1. The book that is being given away left and right is going to be the book you are going to be sick of hearing about in six months. So read that right away before hype fatigue becomes a problem.
2. If you try to crash the librarian’s special reception/lounge, you will be met with stronger language than “quiet, please.” Unless you are a librarian, in which case it is all high-fives and ass-slaps. This doesn’t mean you shouldn’t talk to librarians; you should. You should definitely look for them at the bars and buy them tequila sunrises. You really haven’t gazed into the dark void of book nerddom until some glassy-eyed children’s librarian delivers an homily on her love of Ramona Quimby, Age 8.
3. Do not drop your business card into every “WIN AN IPAD” giveaway. The only thing you will win is an unstemmable tide of email spam.
4. Drinking game idea: go to a trend panel and do a shot every time someone uses reason or evidence. By the end, you’ll still be as sober as a Japanese nuclear engineer.
5. Check out the remainder pavilion but don’t dawdle. The dudes who lurk there are a little sketchy. Like drives-a-windowless-minivan-and-knows-his-way-around-a-roll-of-ducttape sketchy.

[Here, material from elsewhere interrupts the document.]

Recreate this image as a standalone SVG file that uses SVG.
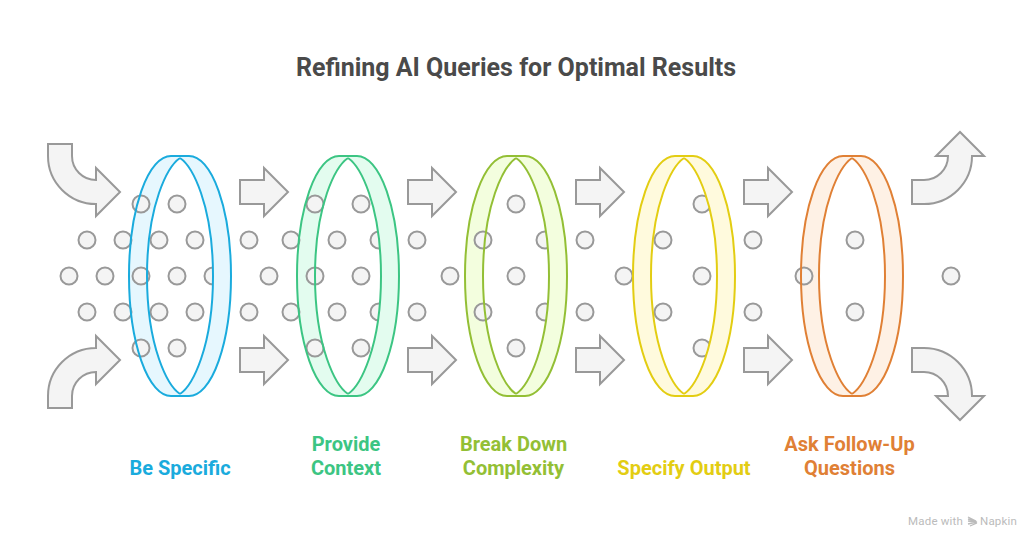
<svg xmlns="http://www.w3.org/2000/svg" xmlns:xlink="http://www.w3.org/1999/xlink" width="1032" height="540" viewBox="0 0 1032 540">
<style>
text{font-family:Roboto,"Liberation Sans",sans-serif;font-weight:700;text-anchor:middle}
.title{font-size:25px;fill:#4A4A4A}
.lab{font-size:20px}
.a,.d{fill:#f4f4f4;stroke:#999999;stroke-width:2}
.n{fill:none;stroke-width:2}
.f{stroke:none}
.c1{fill:#1AABDD}.c2{fill:#3CC583}.c3{fill:#93BF35}.c4{fill:#E3CD12}.c5{fill:#E08035}
.s1{stroke:#1AABDD}.s2{stroke:#3CC583}.s3{stroke:#93BF35}.s4{stroke:#E3CD12}.s5{stroke:#E08035}
.b1{fill:#E6F7FE}.b2{fill:#E3FCEF}.b3{fill:#F3FEDE}.b4{fill:#FFFADD}.b5{fill:#FEF1E5}
.wm{font-family:Roboto,"Liberation Sans",sans-serif;font-weight:400;font-size:11.5px;fill:#BBBBBB;text-anchor:start;letter-spacing:.2px}
</style>
<defs>
<path id="lb" class="f" d="M0,-118 L-5,-120 H-9 A42,120 0 0 0 -9,120 H-5 L0,118 C-12,110 -33,72 -33,0 C-33,-72 -12,-110 0,-118 Z"/>
<path id="ls" d="M0,-120 H-9 A42,120 0 0 0 -9,120 H0 M0,-118 C-12,-110 -33,-72 -33,0 C-33,72 -12,110 0,118"/>
<path id="rb" d="M0,-118 L5,-120 H9 A42,120 0 0 1 9,120 H5 L0,118 C12,110 33,72 33,0 C33,-72 12,-110 0,-118 Z"/>
<path id="rs" class="n" d="M0,-120 H9 A42,120 0 0 1 9,120 H0 M0,-118 C12,-110 33,-72 33,0 C33,72 12,110 0,118"/>
<path id="ar" d="M0,-12 H24 V-24 L48,0 L24,24 V12 H0 Z"/>
</defs>
<text class="title" x="516" y="75.500">Refining AI Queries for Optimal Results</text>
<g id="connectors">
<path class="a" d="M48,144 H72 V156 A24,24 0 0 0 96,180 V168 L120,192 L96,216 V204 A48,48 0 0 1 48,156 Z"/>
<path class="a" d="M48,408 H72 V396 A24,24 0 0 1 96,372 V384 L120,360 L96,336 V348 A48,48 0 0 0 48,396 Z"/>
<use class="a" xlink:href="#ar" href="#ar" x="240" y="192"/>
<use class="a" xlink:href="#ar" href="#ar" x="240" y="360"/>
<use class="a" xlink:href="#ar" href="#ar" x="408" y="192"/>
<use class="a" xlink:href="#ar" href="#ar" x="408" y="360"/>
<use class="a" xlink:href="#ar" href="#ar" x="576" y="192"/>
<use class="a" xlink:href="#ar" href="#ar" x="576" y="360"/>
<use class="a" xlink:href="#ar" href="#ar" x="744" y="192"/>
<use class="a" xlink:href="#ar" href="#ar" x="744" y="360"/>
<path class="a" d="M912,180 H924 A24,24 0 0 0 948,156 H936 L960,132 L984,156 H972 A48,48 0 0 1 924,204 H912 Z"/>
<path class="a" d="M912,372 H924 A24,24 0 0 1 948,396 H936 L960,420 L984,396 H972 A48,48 0 0 0 924,348 H912 Z"/>
</g>
<g id="ring-backs">
<use class="b1" xlink:href="#lb" href="#lb" x="180" y="276"/>
<use class="b2" xlink:href="#lb" href="#lb" x="348" y="276"/>
<use class="b3" xlink:href="#lb" href="#lb" x="516" y="276"/>
<use class="b4" xlink:href="#lb" href="#lb" x="684" y="276"/>
<use class="b5" xlink:href="#lb" href="#lb" x="852" y="276"/>
</g>
<g id="dots" class="d">
<circle cx="141" cy="204" r="8.5"/><circle cx="177" cy="204" r="8.5"/>
<circle cx="87" cy="240" r="8.5"/><circle cx="123" cy="240" r="8.5"/><circle cx="159" cy="240" r="8.5"/><circle cx="195" cy="240" r="8.5"/>
<circle cx="69" cy="276" r="8.5"/><circle cx="105" cy="276" r="8.5"/><circle cx="141" cy="276" r="8.5"/><circle cx="177" cy="276" r="8.5"/><circle cx="213" cy="276" r="8.5"/>
<circle cx="87" cy="312" r="8.5"/><circle cx="123" cy="312" r="8.5"/><circle cx="159" cy="312" r="8.5"/><circle cx="195" cy="312" r="8.5"/>
<circle cx="141" cy="348" r="8.5"/><circle cx="177" cy="348" r="8.5"/>
<circle cx="249" cy="240" r="8.5"/><circle cx="291" cy="240" r="8.5"/><circle cx="269" cy="276" r="8.5"/><circle cx="249" cy="312" r="8.5"/><circle cx="291" cy="312" r="8.5"/>
<circle cx="315" cy="204" r="8.5"/><circle cx="361" cy="204" r="8.5"/>
<circle cx="337" cy="240" r="8.5"/><circle cx="379" cy="240" r="8.5"/><circle cx="417" cy="240" r="8.5"/>
<circle cx="315" cy="276" r="8.5"/><circle cx="361" cy="276" r="8.5"/><circle cx="450" cy="276" r="8.5"/>
<circle cx="337" cy="312" r="8.5"/><circle cx="379" cy="312" r="8.5"/><circle cx="417" cy="312" r="8.5"/>
<circle cx="315" cy="348" r="8.5"/><circle cx="361" cy="348" r="8.5"/>
<circle cx="516" cy="204" r="8.5"/>
<circle cx="483" cy="240" r="8.5"/><circle cx="545" cy="240" r="8.5"/><circle cx="585" cy="240" r="8.5"/>
<circle cx="516" cy="276" r="8.5"/><circle cx="624" cy="276" r="8.5"/>
<circle cx="483" cy="312" r="8.5"/><circle cx="545" cy="312" r="8.5"/><circle cx="585" cy="312" r="8.5"/>
<circle cx="516" cy="348" r="8.5"/>
<circle cx="702" cy="204" r="8.5"/>
<circle cx="663" cy="240" r="8.5"/><circle cx="753" cy="240" r="8.5"/>
<circle cx="702" cy="276" r="8.5"/>
<circle cx="663" cy="312" r="8.5"/><circle cx="753" cy="312" r="8.5"/>
<circle cx="702" cy="348" r="8.5"/>
<circle cx="855" cy="240" r="8.5"/>
<circle cx="804" cy="276" r="8.5"/><circle cx="951" cy="276" r="8.5"/>
<circle cx="855" cy="312" r="8.5"/>
</g>
<g id="be-specific">
<use class="n s1" xlink:href="#ls" href="#ls" x="180" y="276"/>
<use class="b1 f" xlink:href="#rb" href="#rb" x="180" y="276"/>
<use class="s1" xlink:href="#rs" href="#rs" x="180" y="276"/>
<text class="lab c1" x="180" y="475">Be Specific</text>
</g>
<g id="provide-context">
<use class="n s2" xlink:href="#ls" href="#ls" x="348" y="276"/>
<use class="b2 f" xlink:href="#rb" href="#rb" x="348" y="276"/>
<use class="s2" xlink:href="#rs" href="#rs" x="348" y="276"/>
<text class="lab c2" x="346" y="451">Provide</text>
<text class="lab c2" x="346" y="475">Context</text>
</g>
<g id="break-down-complexity">
<use class="n s3" xlink:href="#ls" href="#ls" x="516" y="276"/>
<use class="b3 f" xlink:href="#rb" href="#rb" x="516" y="276"/>
<use class="s3" xlink:href="#rs" href="#rs" x="516" y="276"/>
<text class="lab c3" x="513.500" y="451">Break Down</text>
<text class="lab c3" x="513.500" y="475">Complexity</text>
</g>
<g id="specify-output">
<use class="n s4" xlink:href="#ls" href="#ls" x="684" y="276"/>
<use class="b4 f" xlink:href="#rb" href="#rb" x="684" y="276"/>
<use class="s4" xlink:href="#rs" href="#rs" x="684" y="276"/>
<text class="lab c4" x="684" y="475">Specify Output</text>
</g>
<g id="ask-follow-up-questions">
<use class="n s5" xlink:href="#ls" href="#ls" x="852" y="276"/>
<use class="b5 f" xlink:href="#rb" href="#rb" x="852" y="276"/>
<use class="s5" xlink:href="#rs" href="#rs" x="852" y="276"/>
<text class="lab c5" x="849.500" y="451">Ask Follow-Up</text>
<text class="lab c5" x="849.500" y="475">Questions</text>
</g>
<g id="attribution">
<text class="wm" x="908" y="525">Made with</text>
<path d="M968,517 L976,521 L968,519 M968,521 L977,522 L968,524 M970,526 L977,523" fill="none" stroke="#BBBBBB" stroke-width="1.300"/>
<text class="wm" x="980" y="525">Napkin</text>
</g>
</svg>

6. If you find yourself waiting and hour for an autographed copy of some C-list celebrity’s ghostwritten memoir, then it’s time to reconsider your station in life and your prospects for future happiness. Also, wave to me.
7. Do not tell a clutch of self-pubbed novelists that you write reviews. Save yourself the time by getting on the 6 train to the Bronx Zoo, cutting your femoral artery, and jumping into the piranha tank.
8. No one likes a free totebag whore. No one that is, except people looking for people to mock on Twitter.
9. To maximize your quality-value ratio, don’t eat at any restaurants between 30th Street and 72nd Street. Unless it is a vaguely “pan-Asian” restaurant. Those places are only slightly below average, but pretty damn cheap.
10. Go to The Strand, but not with a shopping list. Pretend you are in the last scene of Indiana Jones and The Last Crusade and pick out just one thing--“Choose wisely.”
11. Don’t bother with a map of the Javits Center. Just let the random placement of escalators flow over you.
12. The press area’s refreshment spread might make a Benedictine monk’s fridge look downright decadent, but there are chairs and Ethernet ports. Also, it seems to be scantily policed, so you don’t even have to have a lightly-trafficked literary blog to get in.